Miquel Escudero-El Correo

Con sólo 19 años, Edward O. Wilson ya era considerado un experto consumado en hormigas; dedicó toda su atención a su sueño infantil y aprendió con asombro, gusto y provecho. Alabama, ciudad donde estudiaba, le encargó entonces, en 1948, que estudiase la rápida expansión de las hormigas, que cartografiara su propagación y que evaluara el daño que causaban al favorecer el aumento de pulgones. Se estima que hay en la Tierra un millón de veces más hormigas que seres humanos, y que el peso de todos estos juntos iguala al que suman todas ellas.

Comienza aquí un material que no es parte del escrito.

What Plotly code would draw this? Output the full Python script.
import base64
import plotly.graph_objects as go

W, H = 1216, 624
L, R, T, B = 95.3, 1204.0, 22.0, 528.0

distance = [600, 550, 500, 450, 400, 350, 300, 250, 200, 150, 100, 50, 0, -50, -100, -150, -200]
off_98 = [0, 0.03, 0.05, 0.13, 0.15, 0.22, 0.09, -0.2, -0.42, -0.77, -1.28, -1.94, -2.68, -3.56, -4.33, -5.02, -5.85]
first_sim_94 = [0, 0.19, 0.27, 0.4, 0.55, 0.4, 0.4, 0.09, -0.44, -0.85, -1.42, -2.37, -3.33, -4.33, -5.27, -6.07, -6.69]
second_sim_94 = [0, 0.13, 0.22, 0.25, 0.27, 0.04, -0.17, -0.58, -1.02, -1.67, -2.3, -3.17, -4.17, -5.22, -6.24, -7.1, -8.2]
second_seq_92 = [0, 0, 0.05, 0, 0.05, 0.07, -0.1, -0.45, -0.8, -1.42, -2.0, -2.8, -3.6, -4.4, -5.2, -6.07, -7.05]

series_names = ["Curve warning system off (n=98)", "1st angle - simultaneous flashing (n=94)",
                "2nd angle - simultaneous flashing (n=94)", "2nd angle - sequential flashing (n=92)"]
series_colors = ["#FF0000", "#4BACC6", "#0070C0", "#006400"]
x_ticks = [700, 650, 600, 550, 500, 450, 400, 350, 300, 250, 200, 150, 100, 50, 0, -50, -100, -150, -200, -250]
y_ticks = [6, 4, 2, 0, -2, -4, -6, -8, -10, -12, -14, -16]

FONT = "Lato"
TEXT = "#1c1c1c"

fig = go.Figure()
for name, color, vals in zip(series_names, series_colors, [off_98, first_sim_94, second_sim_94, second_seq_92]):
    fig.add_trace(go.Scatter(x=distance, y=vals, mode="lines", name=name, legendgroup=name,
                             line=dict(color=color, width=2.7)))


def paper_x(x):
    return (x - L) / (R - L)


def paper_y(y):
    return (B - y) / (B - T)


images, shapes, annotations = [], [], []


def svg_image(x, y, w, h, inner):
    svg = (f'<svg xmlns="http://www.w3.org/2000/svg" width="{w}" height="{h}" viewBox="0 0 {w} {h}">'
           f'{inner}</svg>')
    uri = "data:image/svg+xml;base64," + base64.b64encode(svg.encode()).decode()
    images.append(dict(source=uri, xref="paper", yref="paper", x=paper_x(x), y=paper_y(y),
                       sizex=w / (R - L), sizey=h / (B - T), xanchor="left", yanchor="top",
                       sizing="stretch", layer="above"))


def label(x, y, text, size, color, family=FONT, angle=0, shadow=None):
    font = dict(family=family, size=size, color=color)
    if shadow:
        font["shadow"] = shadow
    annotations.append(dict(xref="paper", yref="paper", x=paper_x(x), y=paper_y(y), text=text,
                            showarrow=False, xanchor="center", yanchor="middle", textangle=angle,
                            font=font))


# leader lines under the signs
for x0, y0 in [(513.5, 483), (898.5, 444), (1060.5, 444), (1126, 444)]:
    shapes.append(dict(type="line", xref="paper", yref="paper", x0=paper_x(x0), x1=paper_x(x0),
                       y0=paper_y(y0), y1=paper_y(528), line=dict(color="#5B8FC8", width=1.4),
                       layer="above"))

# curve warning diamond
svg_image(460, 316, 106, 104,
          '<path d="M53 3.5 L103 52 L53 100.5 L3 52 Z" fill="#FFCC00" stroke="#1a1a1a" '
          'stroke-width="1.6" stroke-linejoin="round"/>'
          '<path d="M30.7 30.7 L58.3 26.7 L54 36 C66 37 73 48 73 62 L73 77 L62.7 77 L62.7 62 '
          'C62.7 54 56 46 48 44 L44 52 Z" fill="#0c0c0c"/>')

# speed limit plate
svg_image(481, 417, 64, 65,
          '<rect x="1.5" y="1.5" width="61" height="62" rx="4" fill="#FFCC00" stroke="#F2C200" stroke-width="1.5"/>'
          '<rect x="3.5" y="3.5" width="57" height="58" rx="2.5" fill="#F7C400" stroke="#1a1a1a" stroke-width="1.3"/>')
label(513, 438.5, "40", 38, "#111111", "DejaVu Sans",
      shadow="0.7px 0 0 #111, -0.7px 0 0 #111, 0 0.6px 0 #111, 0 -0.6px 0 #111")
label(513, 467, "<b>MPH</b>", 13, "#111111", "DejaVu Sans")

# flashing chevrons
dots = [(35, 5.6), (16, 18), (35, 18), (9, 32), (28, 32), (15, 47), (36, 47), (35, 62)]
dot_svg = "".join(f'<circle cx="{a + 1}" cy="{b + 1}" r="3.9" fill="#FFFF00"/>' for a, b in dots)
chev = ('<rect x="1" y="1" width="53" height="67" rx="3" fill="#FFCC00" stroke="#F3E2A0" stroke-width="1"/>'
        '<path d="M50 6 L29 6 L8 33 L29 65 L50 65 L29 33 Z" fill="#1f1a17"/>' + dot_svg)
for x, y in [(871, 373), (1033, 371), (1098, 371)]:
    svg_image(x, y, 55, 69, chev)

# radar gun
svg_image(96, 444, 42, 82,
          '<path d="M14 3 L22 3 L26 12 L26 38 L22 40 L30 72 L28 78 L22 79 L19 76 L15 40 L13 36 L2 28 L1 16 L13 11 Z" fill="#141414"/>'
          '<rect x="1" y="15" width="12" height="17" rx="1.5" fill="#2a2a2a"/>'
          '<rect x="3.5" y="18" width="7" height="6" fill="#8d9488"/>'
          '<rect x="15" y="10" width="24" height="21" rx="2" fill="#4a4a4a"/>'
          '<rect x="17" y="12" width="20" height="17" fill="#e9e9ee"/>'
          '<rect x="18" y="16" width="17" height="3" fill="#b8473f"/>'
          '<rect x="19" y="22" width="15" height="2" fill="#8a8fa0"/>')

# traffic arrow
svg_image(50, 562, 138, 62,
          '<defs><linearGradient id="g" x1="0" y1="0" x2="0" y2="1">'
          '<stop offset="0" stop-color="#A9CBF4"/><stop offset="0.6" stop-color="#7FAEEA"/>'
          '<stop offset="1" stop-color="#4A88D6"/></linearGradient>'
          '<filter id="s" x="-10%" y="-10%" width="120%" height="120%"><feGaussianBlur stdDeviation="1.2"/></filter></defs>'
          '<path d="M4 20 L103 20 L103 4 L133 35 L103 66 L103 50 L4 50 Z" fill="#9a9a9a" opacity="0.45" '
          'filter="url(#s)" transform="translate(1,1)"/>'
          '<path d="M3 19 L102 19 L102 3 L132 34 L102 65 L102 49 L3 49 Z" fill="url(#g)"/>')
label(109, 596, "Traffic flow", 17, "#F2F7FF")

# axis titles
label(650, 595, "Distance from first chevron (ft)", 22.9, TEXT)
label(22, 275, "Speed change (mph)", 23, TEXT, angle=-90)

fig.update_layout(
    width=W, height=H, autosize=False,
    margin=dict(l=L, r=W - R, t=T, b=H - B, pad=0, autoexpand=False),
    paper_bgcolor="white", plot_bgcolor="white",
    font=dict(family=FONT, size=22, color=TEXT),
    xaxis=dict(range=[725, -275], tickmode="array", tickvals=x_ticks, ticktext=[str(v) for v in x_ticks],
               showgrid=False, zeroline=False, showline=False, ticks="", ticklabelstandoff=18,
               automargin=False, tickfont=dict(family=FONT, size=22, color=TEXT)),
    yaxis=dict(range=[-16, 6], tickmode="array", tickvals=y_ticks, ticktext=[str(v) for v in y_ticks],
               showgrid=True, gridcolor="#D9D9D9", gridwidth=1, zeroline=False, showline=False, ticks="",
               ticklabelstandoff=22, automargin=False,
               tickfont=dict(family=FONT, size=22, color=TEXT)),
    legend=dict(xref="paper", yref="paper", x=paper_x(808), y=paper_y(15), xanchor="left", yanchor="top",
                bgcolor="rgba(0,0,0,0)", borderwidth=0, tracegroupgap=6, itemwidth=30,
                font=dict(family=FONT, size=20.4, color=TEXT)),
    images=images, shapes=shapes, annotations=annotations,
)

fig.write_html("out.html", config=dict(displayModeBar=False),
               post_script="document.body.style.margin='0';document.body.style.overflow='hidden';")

Hay miles de especies, entre ellas las caseras. Wilson, catedrático de Harvard, explicaba que éstas no portan enfermedades y que les encantan la miel, el agua azucarada, los frutos secos picados y el atún en lata. Las hormigas, en general, son «las criaturas más belicosas del planeta» y decía que si dispusieran de armas nucleares habrían volado el planeta en una semana.

Hubo plagas de hormigas que acribillaron a seres humanos con nubes de ácido fórmico. Aún en el caso de empapar con pesticida un terreno, una sola colonia de hormigas de fuego que se salvara produciría cientos de reinas aladas, capaces cada una de ellas de volar más de ocho kilómetros para establecer una nueva colonia. Por este hecho, Wilson calificó una fumigación masiva que se dio en EE UU como «el Vietnam de la entomología».

La vida social de sus colonias está bajo el control de las hembras. De fertilidad prodigiosa, la reina madre tiene una especie de saco en su abdomen, donde lleva los espermatozoides obtenidos tras aparearse: se llama espermateca. Ella puede escoger el sexo del huevo. Y la vida sigue con ambos sexos.